Reuters plunges headlong into THE FUTURE with Austrian researchers who are growing miniature brains – “cerebral organoids” – from stem cells:
To create their brain tissue, Juergen Knoblich and Madeline Lancaster at Austria’s Institute of Molecular Biotechnology and fellow researchers at Britain’s Edinburgh University Human Genetics Unit began with human stem cells and grew them with a special combination of nutrients designed to capitalize on the cells’ innate ability to organize into complex organ structures.
They grew tissue called neuroectoderm – the layer of cells in the embryo from which all components of the brain and nervous system develop.
Fragments of this tissue were then embedded in a scaffold and put into a spinning bioreactor – a system that circulates oxygen and nutrients to allow them to grow into cerebral organoids.
After a month, the fragments had organized themselves into primitive structures that could be recognized as developing brain regions such as retina, choroid plexus and cerebral cortex, the researchers explained in a telephone briefing.

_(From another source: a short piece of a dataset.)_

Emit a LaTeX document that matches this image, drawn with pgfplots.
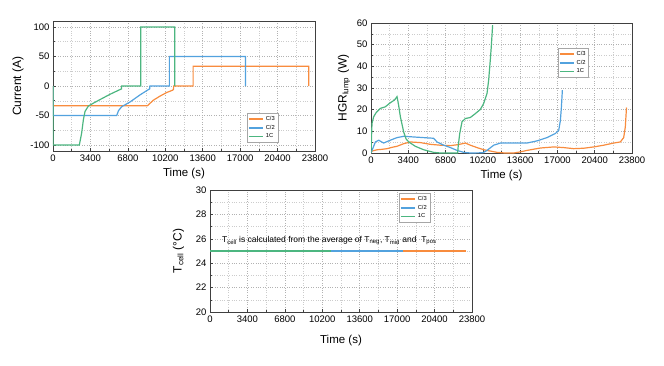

At two months, the organoids reached a maximum size of around 4 millimeters (0.16 inches), they said. Although they were very small and still a long way from resembling anything like the detailed structure of a fully developed human brain, they did contain firing neurons and distinct types of neural tissue.
“This is one of the cases where size doesn’t really matter,” Knoblich told reporters.
“Our system is not optimized for generation of an entire brain and that was not at all our goal. Our major goal was to analyze the development of human brain (tissue) and generate a model system we can use to transfer knowledge from animal models to a human setting.”